WORK TO BE COMPLETED:
Work out the number of lines containing "this". Give that number alone.

Charts and diagrams as code:
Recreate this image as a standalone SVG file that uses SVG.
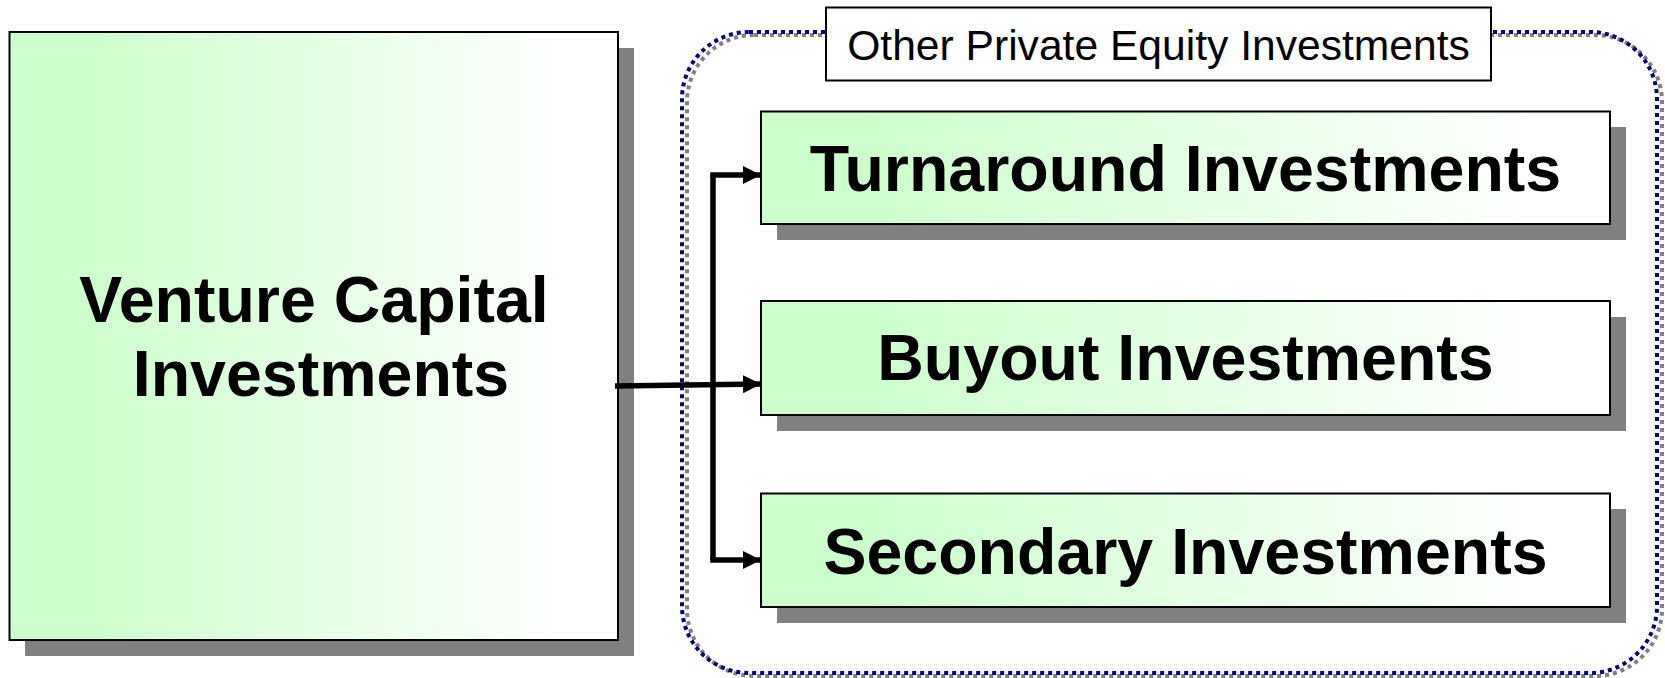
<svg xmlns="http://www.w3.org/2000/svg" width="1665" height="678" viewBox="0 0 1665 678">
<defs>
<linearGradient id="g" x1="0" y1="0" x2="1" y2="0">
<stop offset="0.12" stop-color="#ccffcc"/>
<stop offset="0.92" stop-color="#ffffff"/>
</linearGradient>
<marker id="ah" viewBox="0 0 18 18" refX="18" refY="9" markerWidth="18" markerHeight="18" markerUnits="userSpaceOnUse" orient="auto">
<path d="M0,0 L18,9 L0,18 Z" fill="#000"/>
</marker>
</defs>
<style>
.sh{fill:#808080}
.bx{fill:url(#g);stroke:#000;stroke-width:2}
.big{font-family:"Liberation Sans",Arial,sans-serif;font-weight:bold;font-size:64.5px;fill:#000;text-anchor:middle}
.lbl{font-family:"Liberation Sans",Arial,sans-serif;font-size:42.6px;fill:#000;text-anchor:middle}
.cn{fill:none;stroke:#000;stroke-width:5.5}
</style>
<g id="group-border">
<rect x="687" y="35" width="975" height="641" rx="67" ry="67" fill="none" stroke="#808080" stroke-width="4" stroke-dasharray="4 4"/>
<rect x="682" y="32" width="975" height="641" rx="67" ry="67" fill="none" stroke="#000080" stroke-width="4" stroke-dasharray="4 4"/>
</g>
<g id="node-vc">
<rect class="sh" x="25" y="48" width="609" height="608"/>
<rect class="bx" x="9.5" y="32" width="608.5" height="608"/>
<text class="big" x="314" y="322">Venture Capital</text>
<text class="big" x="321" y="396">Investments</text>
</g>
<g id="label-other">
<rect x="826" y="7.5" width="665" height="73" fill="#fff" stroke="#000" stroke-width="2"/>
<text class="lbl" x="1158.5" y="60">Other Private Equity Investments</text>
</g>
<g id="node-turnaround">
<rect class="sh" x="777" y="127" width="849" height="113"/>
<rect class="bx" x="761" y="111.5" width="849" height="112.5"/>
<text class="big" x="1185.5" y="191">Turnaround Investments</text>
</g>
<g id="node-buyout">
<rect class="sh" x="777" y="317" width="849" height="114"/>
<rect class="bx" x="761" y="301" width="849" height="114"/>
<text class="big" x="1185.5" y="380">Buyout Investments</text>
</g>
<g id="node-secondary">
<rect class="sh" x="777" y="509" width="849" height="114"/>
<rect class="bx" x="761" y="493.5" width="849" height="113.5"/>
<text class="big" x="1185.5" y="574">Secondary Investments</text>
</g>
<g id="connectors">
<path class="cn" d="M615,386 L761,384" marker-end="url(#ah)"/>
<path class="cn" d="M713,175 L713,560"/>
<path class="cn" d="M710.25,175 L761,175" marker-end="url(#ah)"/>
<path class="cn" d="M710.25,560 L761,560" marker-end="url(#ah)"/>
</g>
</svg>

--

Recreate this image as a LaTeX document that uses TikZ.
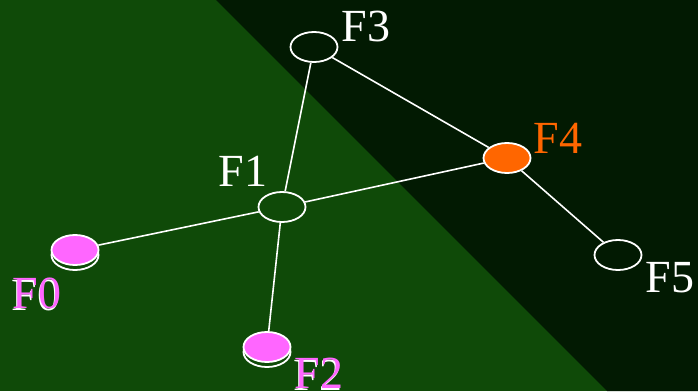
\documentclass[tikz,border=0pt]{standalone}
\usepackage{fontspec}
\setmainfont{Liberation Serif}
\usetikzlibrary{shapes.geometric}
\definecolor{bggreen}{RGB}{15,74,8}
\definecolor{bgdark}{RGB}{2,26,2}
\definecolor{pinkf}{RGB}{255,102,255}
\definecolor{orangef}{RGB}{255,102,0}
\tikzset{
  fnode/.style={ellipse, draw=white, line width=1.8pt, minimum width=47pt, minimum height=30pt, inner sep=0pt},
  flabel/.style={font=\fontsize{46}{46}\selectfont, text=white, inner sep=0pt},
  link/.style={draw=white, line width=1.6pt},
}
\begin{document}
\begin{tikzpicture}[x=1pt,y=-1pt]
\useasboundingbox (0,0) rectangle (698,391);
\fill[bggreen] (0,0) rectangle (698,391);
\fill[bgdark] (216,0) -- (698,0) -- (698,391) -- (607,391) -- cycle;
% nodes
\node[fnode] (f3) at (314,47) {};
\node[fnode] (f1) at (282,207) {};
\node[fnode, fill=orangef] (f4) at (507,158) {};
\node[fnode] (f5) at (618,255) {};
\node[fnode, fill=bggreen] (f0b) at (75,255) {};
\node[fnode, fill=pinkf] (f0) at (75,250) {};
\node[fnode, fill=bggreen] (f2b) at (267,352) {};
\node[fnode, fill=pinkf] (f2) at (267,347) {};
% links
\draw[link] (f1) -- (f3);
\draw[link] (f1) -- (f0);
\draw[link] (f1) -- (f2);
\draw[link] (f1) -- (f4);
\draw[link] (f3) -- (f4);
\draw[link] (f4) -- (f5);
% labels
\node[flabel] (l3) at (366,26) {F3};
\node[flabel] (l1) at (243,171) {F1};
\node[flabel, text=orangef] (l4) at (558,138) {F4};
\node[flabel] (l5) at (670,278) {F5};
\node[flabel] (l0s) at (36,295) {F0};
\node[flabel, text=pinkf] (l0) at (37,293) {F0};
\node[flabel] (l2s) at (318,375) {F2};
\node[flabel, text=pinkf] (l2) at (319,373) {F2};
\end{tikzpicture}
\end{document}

EXERCISE RESPONSE:
2